TASK TO CARRY OUT » Write out the listing exactly as it is given.

Entries with chart source code
------------------------------------------------------------------------

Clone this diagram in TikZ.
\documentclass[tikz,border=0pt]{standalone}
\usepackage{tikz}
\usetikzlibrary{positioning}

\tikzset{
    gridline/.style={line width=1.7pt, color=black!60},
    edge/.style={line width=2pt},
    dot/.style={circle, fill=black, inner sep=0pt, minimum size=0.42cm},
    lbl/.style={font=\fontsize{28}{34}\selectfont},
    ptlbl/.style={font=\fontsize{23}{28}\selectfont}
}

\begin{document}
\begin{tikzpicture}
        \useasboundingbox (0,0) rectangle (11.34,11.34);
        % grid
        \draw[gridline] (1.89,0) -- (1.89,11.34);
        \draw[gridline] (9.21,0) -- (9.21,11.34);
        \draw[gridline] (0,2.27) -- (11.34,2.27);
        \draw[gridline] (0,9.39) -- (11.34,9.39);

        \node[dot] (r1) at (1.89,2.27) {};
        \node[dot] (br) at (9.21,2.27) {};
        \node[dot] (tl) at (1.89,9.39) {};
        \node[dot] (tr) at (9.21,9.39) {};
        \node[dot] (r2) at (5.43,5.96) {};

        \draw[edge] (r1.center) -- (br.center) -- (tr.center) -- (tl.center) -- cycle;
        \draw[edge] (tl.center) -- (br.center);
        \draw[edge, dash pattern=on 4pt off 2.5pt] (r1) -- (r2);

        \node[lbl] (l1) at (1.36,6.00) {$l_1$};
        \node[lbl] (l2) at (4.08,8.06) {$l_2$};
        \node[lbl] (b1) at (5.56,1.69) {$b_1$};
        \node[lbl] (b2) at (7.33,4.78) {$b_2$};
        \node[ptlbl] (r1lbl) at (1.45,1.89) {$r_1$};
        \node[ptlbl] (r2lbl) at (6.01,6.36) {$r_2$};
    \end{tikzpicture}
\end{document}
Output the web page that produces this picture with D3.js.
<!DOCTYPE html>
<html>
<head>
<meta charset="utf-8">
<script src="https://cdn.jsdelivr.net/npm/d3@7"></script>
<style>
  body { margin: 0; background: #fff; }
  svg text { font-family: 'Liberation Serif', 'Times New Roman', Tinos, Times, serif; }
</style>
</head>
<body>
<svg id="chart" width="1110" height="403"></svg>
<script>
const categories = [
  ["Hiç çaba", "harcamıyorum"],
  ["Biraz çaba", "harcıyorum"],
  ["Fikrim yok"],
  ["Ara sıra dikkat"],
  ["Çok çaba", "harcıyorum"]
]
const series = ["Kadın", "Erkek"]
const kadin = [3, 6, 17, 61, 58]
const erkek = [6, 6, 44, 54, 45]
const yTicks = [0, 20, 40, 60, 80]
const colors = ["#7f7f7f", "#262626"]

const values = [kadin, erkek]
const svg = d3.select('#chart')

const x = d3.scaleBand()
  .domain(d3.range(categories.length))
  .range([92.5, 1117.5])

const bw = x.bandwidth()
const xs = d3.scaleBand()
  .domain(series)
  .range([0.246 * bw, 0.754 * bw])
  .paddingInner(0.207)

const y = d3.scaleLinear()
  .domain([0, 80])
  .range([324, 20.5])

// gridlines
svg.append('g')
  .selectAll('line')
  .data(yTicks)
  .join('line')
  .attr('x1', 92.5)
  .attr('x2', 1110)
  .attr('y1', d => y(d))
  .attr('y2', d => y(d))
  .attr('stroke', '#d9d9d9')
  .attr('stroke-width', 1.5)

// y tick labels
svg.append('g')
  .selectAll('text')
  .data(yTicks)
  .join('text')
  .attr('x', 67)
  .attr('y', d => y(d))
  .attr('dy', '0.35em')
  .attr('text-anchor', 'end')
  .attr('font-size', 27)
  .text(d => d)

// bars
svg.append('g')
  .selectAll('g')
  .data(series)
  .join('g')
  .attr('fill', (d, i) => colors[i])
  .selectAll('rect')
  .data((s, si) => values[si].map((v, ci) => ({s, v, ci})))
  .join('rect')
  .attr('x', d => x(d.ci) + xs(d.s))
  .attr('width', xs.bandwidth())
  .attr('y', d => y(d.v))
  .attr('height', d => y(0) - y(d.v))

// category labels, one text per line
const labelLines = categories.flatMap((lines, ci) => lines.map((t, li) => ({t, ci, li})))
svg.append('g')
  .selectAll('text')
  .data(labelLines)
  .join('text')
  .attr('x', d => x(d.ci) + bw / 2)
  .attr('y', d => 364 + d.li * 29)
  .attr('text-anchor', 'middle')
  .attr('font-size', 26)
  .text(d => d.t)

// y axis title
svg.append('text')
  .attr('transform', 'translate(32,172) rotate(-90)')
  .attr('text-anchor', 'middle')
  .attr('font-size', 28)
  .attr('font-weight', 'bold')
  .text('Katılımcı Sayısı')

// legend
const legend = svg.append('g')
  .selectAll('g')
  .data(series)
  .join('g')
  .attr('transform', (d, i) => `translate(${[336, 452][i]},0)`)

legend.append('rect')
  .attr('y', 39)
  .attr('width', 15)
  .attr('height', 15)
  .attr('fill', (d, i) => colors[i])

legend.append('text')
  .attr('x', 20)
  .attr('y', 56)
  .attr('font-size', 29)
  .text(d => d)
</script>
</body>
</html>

------------------------------------------------------------------------

SOLUTION TO THIS PROBLEM »
Clone this diagram in TikZ.
\documentclass[tikz,border=0pt]{standalone}
\usepackage{tikz}
\usetikzlibrary{positioning}

\tikzset{
    gridline/.style={line width=1.7pt, color=black!60},
    edge/.style={line width=2pt},
    dot/.style={circle, fill=black, inner sep=0pt, minimum size=0.42cm},
    lbl/.style={font=\fontsize{28}{34}\selectfont},
    ptlbl/.style={font=\fontsize{23}{28}\selectfont}
}

\begin{document}
\begin{tikzpicture}
        \useasboundingbox (0,0) rectangle (11.34,11.34);
        % grid
        \draw[gridline] (1.89,0) -- (1.89,11.34);
        \draw[gridline] (9.21,0) -- (9.21,11.34);
        \draw[gridline] (0,2.27) -- (11.34,2.27);
        \draw[gridline] (0,9.39) -- (11.34,9.39);

        \node[dot] (r1) at (1.89,2.27) {};
        \node[dot] (br) at (9.21,2.27) {};
        \node[dot] (tl) at (1.89,9.39) {};
        \node[dot] (tr) at (9.21,9.39) {};
        \node[dot] (r2) at (5.43,5.96) {};

        \draw[edge] (r1.center) -- (br.center) -- (tr.center) -- (tl.center) -- cycle;
        \draw[edge] (tl.center) -- (br.center);
        \draw[edge, dash pattern=on 4pt off 2.5pt] (r1) -- (r2);

        \node[lbl] (l1) at (1.36,6.00) {$l_1$};
        \node[lbl] (l2) at (4.08,8.06) {$l_2$};
        \node[lbl] (b1) at (5.56,1.69) {$b_1$};
        \node[lbl] (b2) at (7.33,4.78) {$b_2$};
        \node[ptlbl] (r1lbl) at (1.45,1.89) {$r_1$};
        \node[ptlbl] (r2lbl) at (6.01,6.36) {$r_2$};
    \end{tikzpicture}
\end{document}
Output the web page that produces this picture with D3.js.
<!DOCTYPE html>
<html>
<head>
<meta charset="utf-8">
<script src="https://cdn.jsdelivr.net/npm/d3@7"></script>
<style>
  body { margin: 0; background: #fff; }
  svg text { font-family: 'Liberation Serif', 'Times New Roman', Tinos, Times, serif; }
</style>
</head>
<body>
<svg id="chart" width="1110" height="403"></svg>
<script>
const categories = [
  ["Hiç çaba", "harcamıyorum"],
  ["Biraz çaba", "harcıyorum"],
  ["Fikrim yok"],
  ["Ara sıra dikkat"],
  ["Çok çaba", "harcıyorum"]
]
const series = ["Kadın", "Erkek"]
const kadin = [3, 6, 17, 61, 58]
const erkek = [6, 6, 44, 54, 45]
const yTicks = [0, 20, 40, 60, 80]
const colors = ["#7f7f7f", "#262626"]

const values = [kadin, erkek]
const svg = d3.select('#chart')

const x = d3.scaleBand()
  .domain(d3.range(categories.length))
  .range([92.5, 1117.5])

const bw = x.bandwidth()
const xs = d3.scaleBand()
  .domain(series)
  .range([0.246 * bw, 0.754 * bw])
  .paddingInner(0.207)

const y = d3.scaleLinear()
  .domain([0, 80])
  .range([324, 20.5])

// gridlines
svg.append('g')
  .selectAll('line')
  .data(yTicks)
  .join('line')
  .attr('x1', 92.5)
  .attr('x2', 1110)
  .attr('y1', d => y(d))
  .attr('y2', d => y(d))
  .attr('stroke', '#d9d9d9')
  .attr('stroke-width', 1.5)

// y tick labels
svg.append('g')
  .selectAll('text')
  .data(yTicks)
  .join('text')
  .attr('x', 67)
  .attr('y', d => y(d))
  .attr('dy', '0.35em')
  .attr('text-anchor', 'end')
  .attr('font-size', 27)
  .text(d => d)

// bars
svg.append('g')
  .selectAll('g')
  .data(series)
  .join('g')
  .attr('fill', (d, i) => colors[i])
  .selectAll('rect')
  .data((s, si) => values[si].map((v, ci) => ({s, v, ci})))
  .join('rect')
  .attr('x', d => x(d.ci) + xs(d.s))
  .attr('width', xs.bandwidth())
  .attr('y', d => y(d.v))
  .attr('height', d => y(0) - y(d.v))

// category labels, one text per line
const labelLines = categories.flatMap((lines, ci) => lines.map((t, li) => ({t, ci, li})))
svg.append('g')
  .selectAll('text')
  .data(labelLines)
  .join('text')
  .attr('x', d => x(d.ci) + bw / 2)
  .attr('y', d => 364 + d.li * 29)
  .attr('text-anchor', 'middle')
  .attr('font-size', 26)
  .text(d => d.t)

// y axis title
svg.append('text')
  .attr('transform', 'translate(32,172) rotate(-90)')
  .attr('text-anchor', 'middle')
  .attr('font-size', 28)
  .attr('font-weight', 'bold')
  .text('Katılımcı Sayısı')

// legend
const legend = svg.append('g')
  .selectAll('g')
  .data(series)
  .join('g')
  .attr('transform', (d, i) => `translate(${[336, 452][i]},0)`)

legend.append('rect')
  .attr('y', 39)
  .attr('width', 15)
  .attr('height', 15)
  .attr('fill', (d, i) => colors[i])

legend.append('text')
  .attr('x', 20)
  .attr('y', 56)
  .attr('font-size', 29)
  .text(d => d)
</script>
</body>
</html>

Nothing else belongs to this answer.